To the many tourists who visit Florence it looks as a city that has maintained its charm and its beauty. The result of a glorious past are unique artistic works. Florence is a lovely city that even for those who know it already (maybe because they have visited it several times) never stops amazing people with its masterpieces of art, the colored marbles of the churches and buildings that evoke the splendor of it and its role in the development of culture and art of the Renaissance.

The center of Florence is well represented by Piazza del Duomo, where we can find the most important monument of Florence: the Florence Cathedral. It is also known as Basilica di Santa Maria del Fiore. The famous Brunelleschi dome stands at the top of it. In front of the cathedral is the Baptistery of San John, a sumptuous example of Florentine Romanesque architecture. Campanile di Giotto is another masterpiece of Gothic architecture in Florence.

Behind the Cathedral is the Museum of the Opera di Santa Maria del Fiore, the museum of the workshop of the Cathderal, which houses a valuable collection of works of art from the Cathedral, the Baptistery and the Campanile (bell tower).

Another historic square is Piazza della Signoria. It has always been the headquarters of the political and civic life since the beginning of Florence. In the square there are other artistic and architectural works, such as the fourteenth-century Loggia dei Lanzi, the Fountain of Neptune and the Palazzo della Signoria, also called Palazzo Vecchio, one of the symbolic monuments of the city, in front of which are displayed some of the most famous statues in the city including a copy of Michelangelo’s David. The original Michelangelo’s David is protected from the use of time in the Accademia Gallery, one of the most important museums not only in Florence but in whole Italy.

Near Piazza della Signoria is the majestic Uffizi Gallery, the most visited Italian museum. It holds the distinction of being the first museum open in Europe thanks to the will of the Medici family, which even then gave people a chance to visit it, although initially only on specific request.

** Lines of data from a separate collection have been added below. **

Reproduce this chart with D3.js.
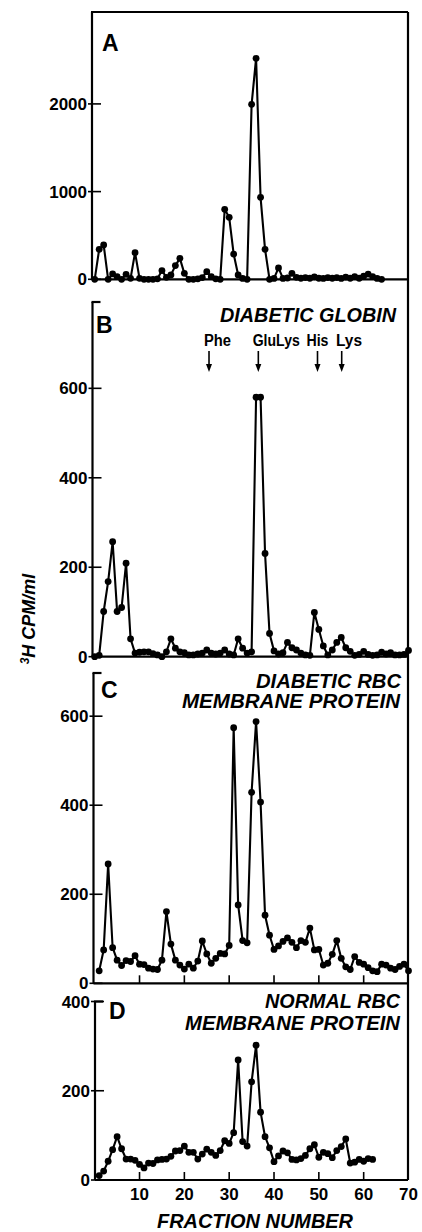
<!DOCTYPE html>
<html><head><meta charset="utf-8">
<script src="https://cdn.jsdelivr.net/npm/d3@7"></script>
<style>html,body{margin:0;padding:0;background:#fff;}svg{display:block;}</style>
</head><body>
<script>
// ---------- DATA ----------
const fracA = d3.range(0, 65);
const valuesA = [0,342,391,0,61,30,0,57,11,304, 11,0,0,0,5,99,23,49,156,239,
  68,0,0,5,20,87,30,5,0,798, 707,288,50,10,0,1995,2520,935,342,0,
  10,130,10,15,68,23,12,20,12,28, 12,10,20,12,20,10,25,12,30,12, 35,60,30,10,0];

const fracB = d3.range(0, 71);
const valuesB = [0,3,101,168,257,101,110,209,40,8, 10,11,11,7,4,0,11,40,19,11,
  9,4,4,6,8,15,8,6,8,15, 6,4,40,19,8,11,580,580,231,52,
  13,6,9,32,20,15,8,4,3,99, 61,24,4,15,32,43,20,12,3,5,
  12,5,3,4,10,6,9,4,4,5, 14];

const fracC = d3.range(1, 71);
const valuesC = [28,75,268,80,52,40,51,49,62,43, 42,34,32,31,52,161,88,52,41,32,
  43,34,50,95,66,45,56,67,66,85, 574,176,96,91,429,588,407,153,108,76,
  84,94,102,92,80,96,92,124,75,76, 41,45,65,96,56,37,31,60,47,43,
  35,28,26,43,41,34,31,38,43,28];

const fracD = d3.range(1, 63);
const valuesD = [10,20,42,68,97,70,47,47,44,35, 27,38,37,45,46,47,53,65,66,76,
  62,62,47,58,69,62,55,66,88,82, 106,269,86,76,220,302,152,97,72,41,
  54,65,61,46,45,48,55,70,79,51, 62,59,50,66,75,92,38,40,46,42, 48,46];

const ticksA = [0, 1000, 2000];
const ticksB = [0, 200, 400, 600];
const ticksC = [0, 200, 400, 600];
const ticksD = [0, 200, 400];
const xTicks = [10, 20, 30, 40, 50, 60, 70];

const markerNames = ["Phe", "GluLys", "His", "Lys"];
const markerFracs = [25.5, 36.5, 49.7, 55.1];

// ---------- LAYOUT ----------
const W = 422, H = 1232;
const rightX = 408;
const x = d3.scaleLinear().domain([0, 70]).range([94.7, 408.5]);

const panels = [
  {letter:"A", fr:fracA, vals:valuesA, ticks:ticksA, max:3048, y0:279.3, top:12,   axisX:92,   full:true,  letterPos:[102,51],  bottomTicks:false},
  {letter:"B", fr:fracB, vals:valuesB, ticks:ticksB, max:793,  y0:656.7, top:302,  axisX:92.5, full:false, letterPos:[96,333],  bottomTicks:false},
  {letter:"C", fr:fracC, vals:valuesC, ticks:ticksC, max:697,  y0:983.3, top:673,  axisX:93.5, full:false, letterPos:[101,698], bottomTicks:true},
  {letter:"D", fr:fracD, vals:valuesD, ticks:ticksD, max:400,  y0:1180,  top:1001.5,axisX:95, full:false, letterPos:[109,1019],bottomTicks:true}
];

const svg = d3.select("body").append("svg").attr("width", W).attr("height", H);
const NUM = "'Liberation Sans', Arial, sans-serif";

// right border
svg.append("line").attr("x1", rightX).attr("x2", rightX).attr("y1", 12).attr("y2", 1180)
  .attr("stroke", "#000").attr("stroke-width", 2.2);

panels.forEach(p => {
  const y = d3.scaleLinear().domain([0, p.max]).range([p.y0, p.top]);
  const g = svg.append("g");
  g.append("line").attr("x1", p.axisX).attr("x2", p.axisX).attr("y1", p.top).attr("y2", p.y0)
    .attr("stroke", "#000").attr("stroke-width", 2.2);
  g.append("line").attr("x1", p.axisX - 1).attr("x2", p.full ? rightX : p.axisX + 8)
    .attr("y1", p.top).attr("y2", p.top).attr("stroke", "#000").attr("stroke-width", 2.2);
  g.append("line").attr("x1", p.axisX).attr("x2", rightX).attr("y1", p.y0).attr("y2", p.y0)
    .attr("stroke", "#000").attr("stroke-width", 2.2);
  p.ticks.forEach(t => {
    g.append("line").attr("x1", p.axisX - 4).attr("x2", p.axisX + 9)
      .attr("y1", y(t)).attr("y2", y(t)).attr("stroke", "#000").attr("stroke-width", 1.6);
    g.append("text").attr("x", p.axisX - 5).attr("y", y(t)).attr("dy", "0.36em")
      .attr("text-anchor", "end").attr("font-family", NUM).attr("font-weight", "bold")
      .attr("font-size", 17).text(t);
  });
  if (p.bottomTicks) {
    xTicks.filter(t => t < 70).forEach(t => {
      g.append("line").attr("x1", x(t)).attr("x2", x(t)).attr("y1", p.y0).attr("y2", p.y0 - 8)
        .attr("stroke", "#000").attr("stroke-width", 1.6);
    });
  }
  const pts = p.fr.map((f, i) => [f, p.vals[i]]);
  g.append("path").datum(pts)
    .attr("d", d3.line().x(d => x(d[0])).y(d => y(d[1])))
    .attr("fill", "none").attr("stroke", "#000").attr("stroke-width", 2.1).attr("stroke-linejoin", "round");
  g.selectAll("circle").data(pts).join("circle")
    .attr("cx", d => x(d[0])).attr("cy", d => y(d[1])).attr("r", 3.4).attr("fill", "#000");
  g.append("text").attr("x", p.letterPos[0]).attr("y", p.letterPos[1])
    .attr("font-family", NUM).attr("font-weight", "bold").attr("font-size", 23).text(p.letter);
});

xTicks.forEach(t => {
  svg.append("text").attr("x", x(t)).attr("y", 1200).attr("text-anchor", "middle")
    .attr("font-family", NUM).attr("font-weight", "bold").attr("font-size", 17).text(t);
});

function ital(txt, xEnd, yBase, len) {
  svg.append("text").attr("x", xEnd).attr("y", yBase).attr("text-anchor", "end")
    .attr("font-family", NUM).attr("font-style", "italic").attr("font-weight", "bold")
    .attr("font-size", 20).attr("textLength", len).attr("lengthAdjust", "spacingAndGlyphs").text(txt);
}
ital("DIABETIC GLOBIN", 396, 322, 176);
ital("DIABETIC RBC", 401, 688, 145);
ital("MEMBRANE PROTEIN", 400, 708, 218);
ital("NORMAL RBC", 400, 1008, 135);
ital("MEMBRANE PROTEIN", 400, 1030, 215);

svg.append("text").attr("x", 255).attr("y", 1228).attr("text-anchor", "middle")
  .attr("font-family", NUM).attr("font-style", "italic").attr("font-weight", "bold")
  .attr("font-size", 20).attr("textLength", 196).attr("lengthAdjust", "spacingAndGlyphs")
  .text("FRACTION NUMBER");

const markerTextOffset = [-5, -5.6, -11, -5.7];
const markerTextLen = [27, 47, 22, 26];
markerNames.forEach((n, i) => {
  const mx = x(markerFracs[i]);
  svg.append("text").attr("x", mx + markerTextOffset[i]).attr("y", 346)
    .attr("font-family", NUM).attr("font-weight", "bold").attr("font-size", 16)
    .attr("textLength", markerTextLen[i]).attr("lengthAdjust", "spacingAndGlyphs").text(n);
  svg.append("line").attr("x1", mx).attr("x2", mx).attr("y1", 351).attr("y2", 368)
    .attr("stroke", "#000").attr("stroke-width", 1.6);
  svg.append("path").attr("d", `M${mx-3},${364} L${mx},${372} L${mx+3},${364} Z`).attr("fill", "#000");
});

const yt = svg.append("text").attr("transform", "translate(35,619) rotate(-90)")
  .attr("text-anchor", "middle").attr("font-family", NUM).attr("font-style", "italic")
  .attr("font-weight", "bold").attr("font-size", 18);
yt.append("tspan").attr("font-size", 12).attr("dy", -6).text("3");
yt.append("tspan").attr("dy", 6).text("H CPM/ml");
</script>
</body></html>
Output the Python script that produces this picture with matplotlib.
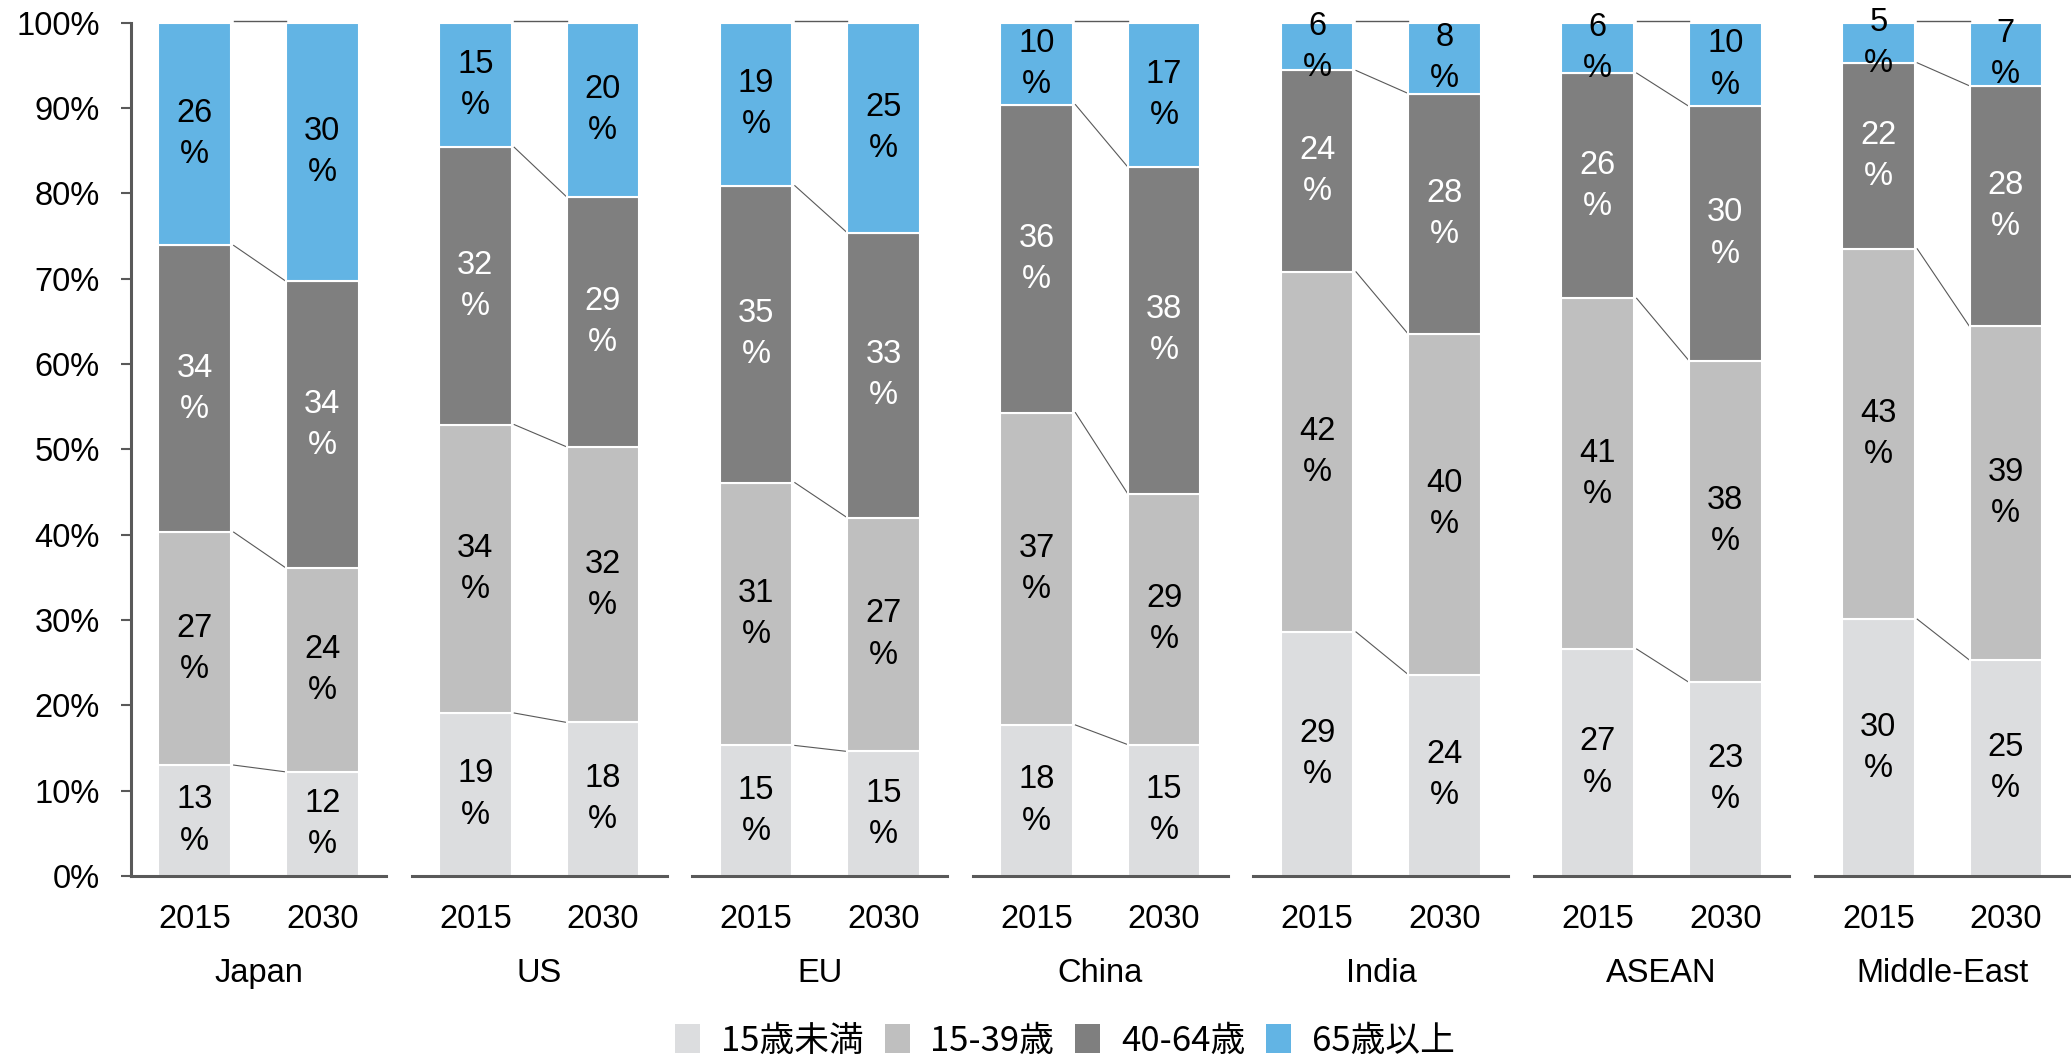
import matplotlib
matplotlib.use("Agg")
import matplotlib.pyplot as plt
from matplotlib.patches import Patch
from matplotlib.transforms import blended_transform_factory

plt.rcParams['font.family'] = ['Liberation Sans', 'DejaVu Sans']

regions = ['Japan', 'US', 'EU', 'China', 'India', 'ASEAN', 'Middle-East']
years = ['2015', '2030']
age_groups = ['15歳未満', '15-39歳', '40-64歳', '65歳以上']

# population share by age group (%), 2015
under15_2015 = [13.0, 19.1, 15.3, 17.7, 28.6, 26.6, 30.1]
age15_39_2015 = [27.3, 33.8, 30.8, 36.6, 42.2, 41.1, 43.4]
age40_64_2015 = [33.6, 32.5, 34.8, 36.1, 23.6, 26.4, 21.8]
over65_2015 = [26.1, 14.6, 19.1, 9.6, 5.6, 5.9, 4.7]

# population share by age group (%), 2030
under15_2030 = [12.2, 18.0, 14.6, 15.4, 23.6, 22.7, 25.3]
age15_39_2030 = [23.9, 32.3, 27.4, 29.4, 39.9, 37.7, 39.1]
age40_64_2030 = [33.6, 29.3, 33.4, 38.3, 28.2, 29.8, 28.2]
over65_2030 = [30.3, 20.4, 24.6, 16.9, 8.3, 9.8, 7.4]

series_2015 = [under15_2015, age15_39_2015, age40_64_2015, over65_2015]
series_2030 = [under15_2030, age15_39_2030, age40_64_2030, over65_2030]

colors = ['#dcdddf', '#bfbfbf', '#7f7f7f', '#62b4e4']
text_colors = ['black', 'black', 'white', 'black']
axis_color = '#595959'

W, H = 2071, 1058
fig = plt.figure(figsize=(W / 100, H / 100), dpi=100)

y_bottom_px, y_top_px = 876, 22.7
ax_bottom = (H - y_bottom_px) / H
ax_height = (y_bottom_px - y_top_px) / H
group_w = 255
first_left = 131
step = 280.6

x_pos = [0.5, 1.5]
bar_w = 0.57
fs = 23.5

year_baseline = (H - 928) / H
region_baseline = (H - 982) / H

for gi, region in enumerate(regions):
    left = (first_left + step * gi) / W
    ax = fig.add_axes([left, ax_bottom, group_w / W, ax_height])
    ax.set_xlim(0, 2)
    ax.set_ylim(0, 100)

    stacks = []
    for yi, series in enumerate([series_2015, series_2030]):
        bottom = 0.0
        bounds = []
        for si, s in enumerate(series):
            v = s[gi]
            ax.bar(x_pos[yi], v, width=bar_w, bottom=bottom, color=colors[si],
                   edgecolor='white', linewidth=1.5, zorder=2)
            ax.text(x_pos[yi], bottom + v / 2, f"{v:.0f}\n%", ha='center', va='center',
                    fontsize=fs, color=text_colors[si], linespacing=1.42,
                    zorder=4, clip_on=False)
            bottom += v
            bounds.append(bottom)
        stacks.append(bounds)

    # thin connectors between matching segment boundaries
    x0 = x_pos[0] + bar_w / 2 + 0.02
    x1 = x_pos[1] - bar_w / 2
    for b0, b1 in zip(stacks[0][:-1], stacks[1][:-1]):
        ax.plot([x0, x1], [b0, b1], color=axis_color, linewidth=0.8, zorder=1, clip_on=False)
    ax.plot([x0, x1], [100.2, 100.2], color=axis_color, linewidth=1.0, zorder=1, clip_on=False)

    for sp in ['top', 'right']:
        ax.spines[sp].set_visible(False)
    ax.spines['bottom'].set_color(axis_color)
    ax.spines['bottom'].set_linewidth(2.2)
    if gi == 0:
        ax.spines['left'].set_color(axis_color)
        ax.spines['left'].set_linewidth(2.2)
        ax.set_yticks(range(0, 101, 10))
        ax.set_yticklabels([f"{t}%" for t in range(0, 101, 10)], fontsize=fs)
        ax.tick_params(axis='y', length=7, width=1.5, color=axis_color, pad=15.5)
    else:
        ax.spines['left'].set_visible(False)
        ax.set_yticks([])

    ax.set_xticks([])
    trans = blended_transform_factory(ax.transData, fig.transFigure)
    for xp, yr in zip(x_pos, years):
        ax.text(xp, year_baseline, yr, transform=trans, ha='center', va='baseline',
                fontsize=fs)
    ax.text(1.0, region_baseline, region, transform=trans, ha='center', va='baseline',
            fontsize=fs)

handles = [Patch(facecolor=c, edgecolor='none') for c in colors]
fig.legend(handles, age_groups, loc='center', bbox_to_anchor=(1065 / W, (H - 1041) / H),
           ncol=4, frameon=False, handlelength=0.72, handleheight=0.9,
           handletextpad=0.6, columnspacing=0.6,
           prop={'family': ['Noto Sans CJK JP', 'DejaVu Sans'], 'size': 25})

fig.savefig('out.png', dpi=100)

The Uffizi Gallery houses works by Botticelli, Michelangelo, Leonardo da Vinci and many other great artists. Architectural element of particular importance and unique in the Uffizi Gallery is the Vasari Corridor, designed by Vasari in the mid-sixteenth century on demand of Cosimo de’Medici, who wanted to connect the structure of the seat of his government, Palazzo Vecchio, with Palazzo Pitti, his residence. This work was intended to give the rulers of that time the ability to move between a building and the other without having to go through the city streets and avoiding exposure to any possible attack.

Between the two central squares – Duomo and Signoria – you can find other architectural treasures such as the Church of Orsanmichele and the thirteenth-century Palazzo del Bargello, now the National Museum, one of the most important in the world for the sculpture of the fifteenth and sixteenth centuries. Other architectural masterpiece to be seen is the sixteenth-century Loggia del Mercato Nuovo (new market), known as Loggia del Porcellino for the characteristic bronze statue of a wild boar. In the center of Florence is also the sumptuous Palazzo Strozzi, built between the end of the fifteenth century and the beginning of the sixteenth century, where today are hosted important exhibitions of paintings and artistic works of various kinds.

Another architectural masterpiece of the old town is the Basilica of Santa Croce, known for its frescoes by Giotto and tombs of many famous Italian artists, including Michelangelo, Galileo and Machiavelli.